Data:
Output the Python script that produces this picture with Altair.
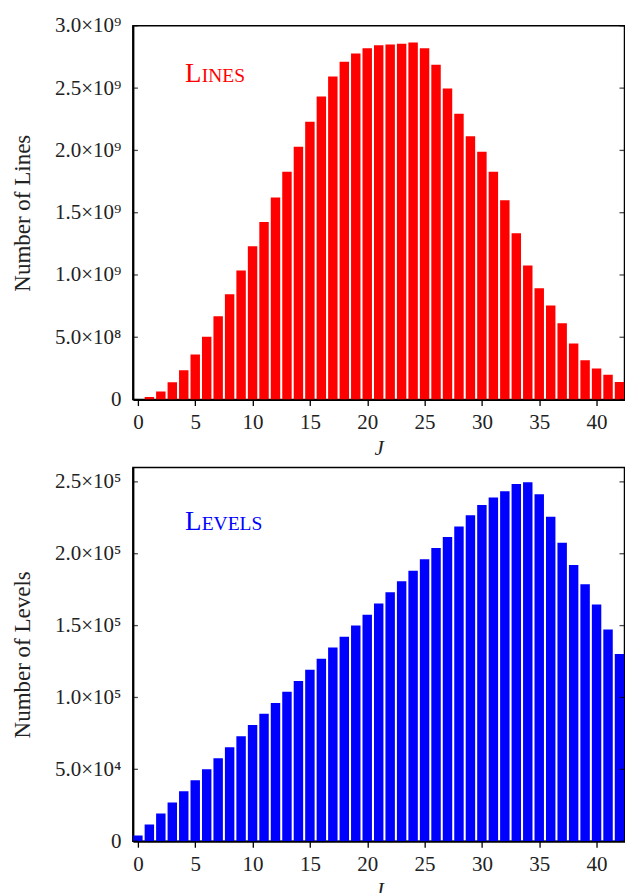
import altair as alt
import pandas as pd

J = list(range(43))
lines = [0, 2.0e7, 6.4e7, 1.39e8, 2.35e8, 3.61e8, 5.05e8, 6.68e8, 8.45e8, 1.035e9,
         1.23e9, 1.425e9, 1.622e9, 1.829e9, 2.029e9, 2.23e9, 2.433e9, 2.593e9, 2.711e9, 2.778e9,
         2.82e9, 2.845e9, 2.85e9, 2.856e9, 2.866e9, 2.82e9, 2.687e9, 2.497e9, 2.294e9, 2.114e9,
         1.989e9, 1.829e9, 1.599e9, 1.334e9, 1.077e9, 8.93e8, 7.54e8, 6.12e8, 4.49e8, 3.15e8,
         2.49e8, 2.0e8, 1.41e8]
levels = [3960, 11600, 19300, 26900, 34800, 42400, 50000, 57700, 65400, 73000,
          80900, 88600, 96200, 103900, 111500, 119200, 127000, 134700, 142300, 150000,
          157600, 165300, 173200, 180800, 188200, 196100, 204000, 211700, 219000, 226700,
          233900, 239200, 243400, 248500, 249700, 241300, 225800, 207700, 192200, 178700,
          164600, 147200, 130300]

x_ticks = [0, 5, 10, 15, 20, 25, 30, 35, 40]
top_ticks = [0, 5e8, 1e9, 1.5e9, 2e9, 2.5e9, 3e9]
top_labels = ["0", "5.0×10⁸", "1.0×10⁹", "1.5×10⁹", "2.0×10⁹", "2.5×10⁹", "3.0×10⁹"]
bot_ticks = [0, 5e4, 1e5, 1.5e5, 2e5, 2.5e5]
bot_labels = ["0", "5.0×10⁴", "1.0×10⁵", "1.5×10⁵", "2.0×10⁵", "2.5×10⁵"]

FONT = "Liberation Serif"
W, H = 492, 374


def label_expr(ticks, labels):
    expr = "''"
    for v, s in zip(reversed(ticks), reversed(labels)):
        expr = f"abs(datum.value - {float(v)}) < 1 ? '{s}' : {expr}"
    return expr


def panel(values, color, ylabel, ydomain, ticks, labels, first, rest, ann_x, ann_y):
    df = pd.DataFrame({"J": J, "N": values})
    X = alt.X("J:Q", scale=alt.Scale(domain=[0, 42], nice=False, zero=False),
              axis=alt.Axis(values=x_ticks, title="J", titleFontStyle="italic", titleFontSize=21,
                            titleBaseline="alphabetic", titleX=W / 2, titleY=55.5,
                            tickSize=6, labelPadding=23, labelBaseline="alphabetic",
                            labelFlush=False, format="d"))
    Y = alt.Y("N:Q", scale=alt.Scale(domain=ydomain, nice=False),
              axis=alt.Axis(values=ticks, labelExpr=label_expr(ticks, labels),
                            title=ylabel, ticks=False, labelPadding=12,
                            titleBaseline="alphabetic", titleX=-103, titleY=H / 2,
                            titleAngle=270, titleAlign="center"))
    bars = alt.Chart(df).mark_bar(size=9.45, color=color, clip=True).encode(x=X, y=Y)
    tdf = pd.DataFrame({"N": ticks})
    lt = alt.Chart(tdf).mark_tick(orient="horizontal", size=5, thickness=1.3, color="black").encode(
        y=Y, x=alt.value(2.5))
    rt = alt.Chart(tdf).mark_tick(orient="horizontal", size=5, thickness=1.3, color="black").encode(
        y=Y, x=alt.value(W - 2.5))
    a1 = alt.Chart(pd.DataFrame({"J": [ann_x], "N": [ann_y], "t": [first]})).mark_text(
        align="left", baseline="alphabetic", font=FONT, fontSize=27, color=color).encode(
        x=X, y=Y, text="t:N")
    a2 = alt.Chart(pd.DataFrame({"J": [ann_x], "N": [ann_y], "t": [rest]})).mark_text(
        align="left", baseline="alphabetic", font=FONT, fontSize=19.5, color=color, dx=16.8).encode(
        x=X, y=Y, text="t:N")
    return alt.layer(bars, lt, rt, a1, a2).properties(width=W, height=H)


top = panel(lines, "#ff0000", "Number of Lines", [0, 3e9], top_ticks, top_labels,
            "L", "INES", 4.1, 2.553e9)
bottom = panel(levels, "#0000ff", "Number of Levels", [0, 2.6e5], bot_ticks, bot_labels,
               "L", "EVELS", 4.1, 2.163e5)

chart = alt.vconcat(top, bottom, spacing=6).properties(
    padding={"left": 3, "top": 5.5, "right": -0.5, "bottom": 0}
).configure_view(
    stroke="black", strokeWidth=1.5
).configure_axis(
    grid=False, domainColor="black", domainWidth=2, tickColor="black", tickWidth=1.3,
    labelFont=FONT, labelFontSize=21, labelColor="#222",
    titleFont=FONT, titleFontSize=23, titleColor="#222", titleFontWeight="normal",
)

chart.save("out.html", embed_options={"renderer": "svg", "actions": False})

To do: Print each line of the material above exactly, with the pictures removed from your copy.

Solution to this task:
Output the Python script that produces this picture with Altair.
import altair as alt
import pandas as pd

J = list(range(43))
lines = [0, 2.0e7, 6.4e7, 1.39e8, 2.35e8, 3.61e8, 5.05e8, 6.68e8, 8.45e8, 1.035e9,
         1.23e9, 1.425e9, 1.622e9, 1.829e9, 2.029e9, 2.23e9, 2.433e9, 2.593e9, 2.711e9, 2.778e9,
         2.82e9, 2.845e9, 2.85e9, 2.856e9, 2.866e9, 2.82e9, 2.687e9, 2.497e9, 2.294e9, 2.114e9,
         1.989e9, 1.829e9, 1.599e9, 1.334e9, 1.077e9, 8.93e8, 7.54e8, 6.12e8, 4.49e8, 3.15e8,
         2.49e8, 2.0e8, 1.41e8]
levels = [3960, 11600, 19300, 26900, 34800, 42400, 50000, 57700, 65400, 73000,
          80900, 88600, 96200, 103900, 111500, 119200, 127000, 134700, 142300, 150000,
          157600, 165300, 173200, 180800, 188200, 196100, 204000, 211700, 219000, 226700,
          233900, 239200, 243400, 248500, 249700, 241300, 225800, 207700, 192200, 178700,
          164600, 147200, 130300]

x_ticks = [0, 5, 10, 15, 20, 25, 30, 35, 40]
top_ticks = [0, 5e8, 1e9, 1.5e9, 2e9, 2.5e9, 3e9]
top_labels = ["0", "5.0×10⁸", "1.0×10⁹", "1.5×10⁹", "2.0×10⁹", "2.5×10⁹", "3.0×10⁹"]
bot_ticks = [0, 5e4, 1e5, 1.5e5, 2e5, 2.5e5]
bot_labels = ["0", "5.0×10⁴", "1.0×10⁵", "1.5×10⁵", "2.0×10⁵", "2.5×10⁵"]

FONT = "Liberation Serif"
W, H = 492, 374


def label_expr(ticks, labels):
    expr = "''"
    for v, s in zip(reversed(ticks), reversed(labels)):
        expr = f"abs(datum.value - {float(v)}) < 1 ? '{s}' : {expr}"
    return expr


def panel(values, color, ylabel, ydomain, ticks, labels, first, rest, ann_x, ann_y):
    df = pd.DataFrame({"J": J, "N": values})
    X = alt.X("J:Q", scale=alt.Scale(domain=[0, 42], nice=False, zero=False),
              axis=alt.Axis(values=x_ticks, title="J", titleFontStyle="italic", titleFontSize=21,
                            titleBaseline="alphabetic", titleX=W / 2, titleY=55.5,
                            tickSize=6, labelPadding=23, labelBaseline="alphabetic",
                            labelFlush=False, format="d"))
    Y = alt.Y("N:Q", scale=alt.Scale(domain=ydomain, nice=False),
              axis=alt.Axis(values=ticks, labelExpr=label_expr(ticks, labels),
                            title=ylabel, ticks=False, labelPadding=12,
                            titleBaseline="alphabetic", titleX=-103, titleY=H / 2,
                            titleAngle=270, titleAlign="center"))
    bars = alt.Chart(df).mark_bar(size=9.45, color=color, clip=True).encode(x=X, y=Y)
    tdf = pd.DataFrame({"N": ticks})
    lt = alt.Chart(tdf).mark_tick(orient="horizontal", size=5, thickness=1.3, color="black").encode(
        y=Y, x=alt.value(2.5))
    rt = alt.Chart(tdf).mark_tick(orient="horizontal", size=5, thickness=1.3, color="black").encode(
        y=Y, x=alt.value(W - 2.5))
    a1 = alt.Chart(pd.DataFrame({"J": [ann_x], "N": [ann_y], "t": [first]})).mark_text(
        align="left", baseline="alphabetic", font=FONT, fontSize=27, color=color).encode(
        x=X, y=Y, text="t:N")
    a2 = alt.Chart(pd.DataFrame({"J": [ann_x], "N": [ann_y], "t": [rest]})).mark_text(
        align="left", baseline="alphabetic", font=FONT, fontSize=19.5, color=color, dx=16.8).encode(
        x=X, y=Y, text="t:N")
    return alt.layer(bars, lt, rt, a1, a2).properties(width=W, height=H)


top = panel(lines, "#ff0000", "Number of Lines", [0, 3e9], top_ticks, top_labels,
            "L", "INES", 4.1, 2.553e9)
bottom = panel(levels, "#0000ff", "Number of Levels", [0, 2.6e5], bot_ticks, bot_labels,
               "L", "EVELS", 4.1, 2.163e5)

chart = alt.vconcat(top, bottom, spacing=6).properties(
    padding={"left": 3, "top": 5.5, "right": -0.5, "bottom": 0}
).configure_view(
    stroke="black", strokeWidth=1.5
).configure_axis(
    grid=False, domainColor="black", domainWidth=2, tickColor="black", tickWidth=1.3,
    labelFont=FONT, labelFontSize=21, labelColor="#222",
    titleFont=FONT, titleFontSize=23, titleColor="#222", titleFontWeight="normal",
)

chart.save("out.html", embed_options={"renderer": "svg", "actions": False})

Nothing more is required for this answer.